You know that feeling when everything in your stack is automated except your backups? That quiet dread right before a patch cycle when you wonder, “Did last night’s job actually run?” AWS Backup and F5 can play nicely together, but only if you wire them with intent. Most teams don’t realize how simple it can be.
AWS Backup handles centralized backup policies and retention across EC2, EFS, RDS, and more. F5’s BIG-IP keeps traffic stable and secure at scale, juggling load balancing, SSL termination, and application firewalls. When you connect the two, you gain a recovery path that respects both your data layer and your network posture. The trick is making AWS treat your traffic layers as first-class citizens in backup policies—without writing ten new IAM roles.

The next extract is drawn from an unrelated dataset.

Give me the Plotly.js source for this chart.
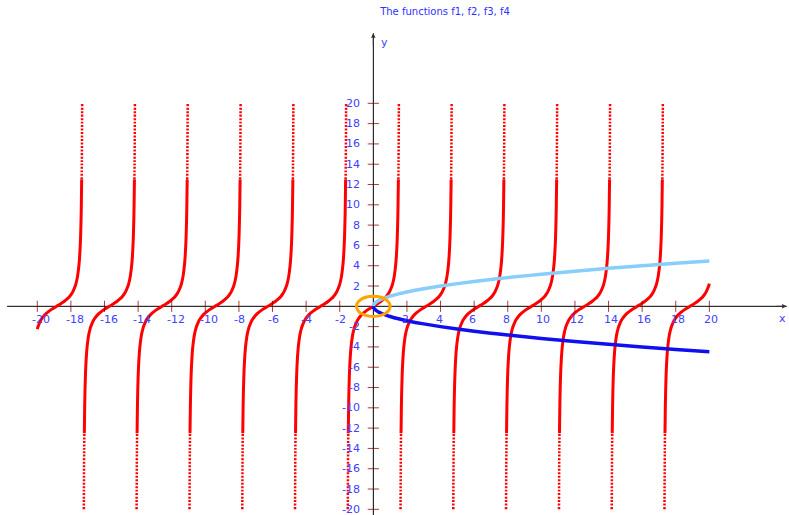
<!DOCTYPE html>
<html>
<head>
<meta charset="utf-8">
<script src="https://cdn.plot.ly/plotly-3.0.1.min.js"></script>
<style>html,body{margin:0;padding:0;background:#fff}#chart{width:789px;height:515px}</style>
</head>
<body>
<div id="chart"></div>
<script>
// ---- data ----
// f1 = tan(x): zero crossings of each branch
var tanCenters = [-18.85, -15.71, -12.57, -9.42, -6.28, -3.14, 0, 3.14, 6.28, 9.42, 12.57, 15.71, 18.85];
// shape of one branch: offset from its zero crossing and value
var tanOffsets = [-1.5208, -1.5153, -1.5084, -1.4995, -1.4910, -1.4711, -1.4601, -1.4464, -1.4289, -1.4056, -1.3734, -1.3258, -1.2490, -1.1903, -1.1504, -1.1071, -0.9828, -0.8961, -0.7854, -0.6435, -0.4636, -0.2450, 0,
                  0.2450, 0.4636, 0.6435, 0.7854, 0.8961, 0.9828, 1.1071, 1.1504, 1.1903, 1.2490, 1.3258, 1.3734, 1.4056, 1.4289, 1.4464, 1.4601, 1.4711, 1.4910, 1.4995, 1.5084, 1.5153, 1.5208];
var tanValues  = [-20, -18, -16, -14, -12.5, -10, -9, -8, -7, -6, -5, -4, -3, -2.5, -2.237, -2, -1.5, -1.25, -1, -0.75, -0.5, -0.25, 0,
                  0.25, 0.5, 0.75, 1, 1.25, 1.5, 2, 2.237, 2.5, 3, 4, 5, 6, 7, 8, 9, 10, 12.5, 14, 16, 18, 20];
var xMin = -20, xMax = 20;
var solidLimit = 12.5;

// f2 = sqrt(x), f3 = -sqrt(x)
var sqX  = [0, 0.02, 0.05, 0.1, 0.2, 0.35, 0.5, 0.75, 1, 1.5, 2, 3, 4, 5, 6, 7, 8, 10, 12, 14, 16, 18, 20];
var f2Y  = [0, 0.141, 0.224, 0.316, 0.447, 0.592, 0.707, 0.866, 1, 1.225, 1.414, 1.732, 2, 2.236, 2.449, 2.646, 2.828, 3.162, 3.464, 3.742, 4, 4.243, 4.472];
var f3Y  = [0, -0.141, -0.224, -0.316, -0.447, -0.592, -0.707, -0.866, -1, -1.225, -1.414, -1.732, -2, -2.236, -2.449, -2.646, -2.828, -3.162, -3.464, -3.742, -4, -4.243, -4.472];

// f4 = unit circle
var circX = [1, 0.966, 0.866, 0.707, 0.5, 0.259, 0, -0.259, -0.5, -0.707, -0.866, -0.966, -1, -0.966, -0.866, -0.707, -0.5, -0.259, 0, 0.259, 0.5, 0.707, 0.866, 0.966, 1];
var circY = [0, 0.259, 0.5, 0.707, 0.866, 0.966, 1, 0.966, 0.866, 0.707, 0.5, 0.259, 0, -0.259, -0.5, -0.707, -0.866, -0.966, -1, -0.966, -0.866, -0.707, -0.5, -0.259, 0];

var xTicks = [-20, -18, -16, -14, -12, -10, -8, -6, -4, -2, 2, 4, 6, 8, 10, 12, 14, 16, 18, 20];
var yTicks = [-20, -18, -16, -14, -12, -10, -8, -6, -4, -2, 2, 4, 6, 8, 10, 12, 14, 16, 18, 20];
var titleText = 'The functions f1, f2, f3, f4';

// ---- build traces ----
var solidX = [], solidY = [], dotX = [], dotY = [];
tanCenters.forEach(function (c) {
  for (var i = 0; i < tanOffsets.length; i++) {
    var x = c + tanOffsets[i], y = tanValues[i];
    if (x < xMin - 0.01 || x > xMax + 0.01) continue;
    if (y <= -solidLimit) { dotX.push(x); dotY.push(y); }
    if (y >= -solidLimit && y <= solidLimit) { solidX.push(x); solidY.push(y); }
    if (y >= solidLimit) {
      if (y === solidLimit) { dotX.push(null); dotY.push(null); }
      dotX.push(x); dotY.push(y);
    }
  }
  solidX.push(null); solidY.push(null);
  dotX.push(null); dotY.push(null);
});

var red = '#ff0000';
var traces = [
  {x: dotX, y: dotY, mode: 'lines', line: {color: red, width: 2.5, dash: '2px,1.5px', shape: 'spline'}, hoverinfo: 'skip'},
  {x: solidX, y: solidY, mode: 'lines', line: {color: red, width: 3, shape: 'spline'}, hoverinfo: 'skip'},
  {x: sqX, y: f2Y, mode: 'lines', line: {color: '#87cefa', width: 3.5, shape: 'spline'}, hoverinfo: 'skip'},
  {x: sqX, y: f3Y, mode: 'lines', line: {color: '#1010ee', width: 3.5, shape: 'spline'}, hoverinfo: 'skip'},
  {x: circX, y: circY, mode: 'lines', line: {color: '#ffa500', width: 3, shape: 'spline'}, hoverinfo: 'skip'},
  {x: xTicks, y: xTicks.map(function () { return 0; }), mode: 'markers',
   marker: {symbol: 'line-ns', size: 8, line: {color: 'rgba(128,0,0,0.75)', width: 1}}, hoverinfo: 'skip'},
  {x: yTicks.map(function () { return 0; }), y: yTicks, mode: 'markers',
   marker: {symbol: 'line-ew', size: 8, line: {color: 'rgba(128,0,0,0.75)', width: 1}}, hoverinfo: 'skip'}
];

var labelFont = {family: 'DejaVu Sans, Verdana, sans-serif', size: 11, color: '#4040ff'};
var annotations = [];
xTicks.forEach(function (v) {
  annotations.push({x: v, y: 0, xref: 'x', yref: 'y', text: String(v), showarrow: false,
    xanchor: 'left', yanchor: 'middle', xshift: -7, yshift: -13, font: labelFont});
});
yTicks.forEach(function (v) {
  annotations.push({x: 0, y: v, xref: 'x', yref: 'y', text: String(v), showarrow: false,
    xanchor: 'right', yanchor: 'middle', xshift: -11, yshift: 0, font: labelFont});
});
// axis names
annotations.push({x: 0, y: 26.0, xref: 'x', yref: 'y', text: 'y', showarrow: false, xanchor: 'left', yanchor: 'middle', xshift: 6, font: labelFont});
annotations.push({x: 24.74, y: 0, xref: 'x', yref: 'y', text: 'x', showarrow: false, xanchor: 'right', yanchor: 'middle', xshift: -1, yshift: -12, font: labelFont});
// axis arrows
annotations.push({x: 0, y: 26.9, xref: 'x', yref: 'y', ax: 0, ay: 14, text: '', showarrow: true, arrowhead: 2, arrowsize: 0.9, arrowwidth: 1, arrowcolor: '#333'});
annotations.push({x: 24.6, y: 0, xref: 'x', yref: 'y', ax: -12, ay: 0, text: '', showarrow: true, arrowhead: 2, arrowsize: 0.9, arrowwidth: 1, arrowcolor: '#333'});

var layout = {
  width: 789, height: 515,
  margin: {l: 0, r: 0, t: 0, b: 0},
  paper_bgcolor: '#fff', plot_bgcolor: '#fff',
  showlegend: false,
  title: {text: titleText, x: 0.564, y: 0.977, xanchor: 'center', yanchor: 'middle', xref: 'paper', yref: 'paper',
          font: {family: 'DejaVu Sans, Verdana, sans-serif', size: 10, color: '#3030ff'}},
  xaxis: {range: [-22.22, 24.74], showgrid: false, zeroline: false, showticklabels: false, ticks: '', showline: false, fixedrange: true},
  yaxis: {range: [-20.56, 30.18], showgrid: false, zeroline: false, showticklabels: false, ticks: '', showline: false, fixedrange: true},
  shapes: [
    {type: 'line', xref: 'x', yref: 'y', x0: -21.8, x1: 24.6, y0: 0, y1: 0, line: {color: '#000', width: 1}, layer: 'below'},
    {type: 'line', xref: 'x', yref: 'y', x0: 0, x1: 0, y0: -20.56, y1: 26.9, line: {color: '#000', width: 1}, layer: 'below'}
  ],
  annotations: annotations
};

Plotly.newPlot('chart', traces, layout, {staticPlot: true, displayModeBar: false});
</script>
</body>
</html>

Start with AWS Backup’s vault and service-linked roles. Define a vault that maps to your production VPC or workload group. F5 devices, whether physical or virtual, store critical configuration states—SSL certs, routing rules, security profiles. Backing those up to AWS through scheduled snapshots gives you a full-stack safety net. It also means failover events don’t need manual rehydration of old configs.
Permission flow is where many teams slip. Use AWS IAM conditions to scope who can trigger or restore backups. Tag vaults with context (“env=prod,” “tier=edge”) so AWS Backup selects only relevant policies. On the F5 side, schedule UCS backups that export configurations directly to an S3 bucket managed by AWS Backup. From there, lifecycle policies can rotate, archive, or lock these backups for compliance.
A quick rule of thumb: if you can restore a BIG-IP image and your traffic resumes within minutes, you did it right.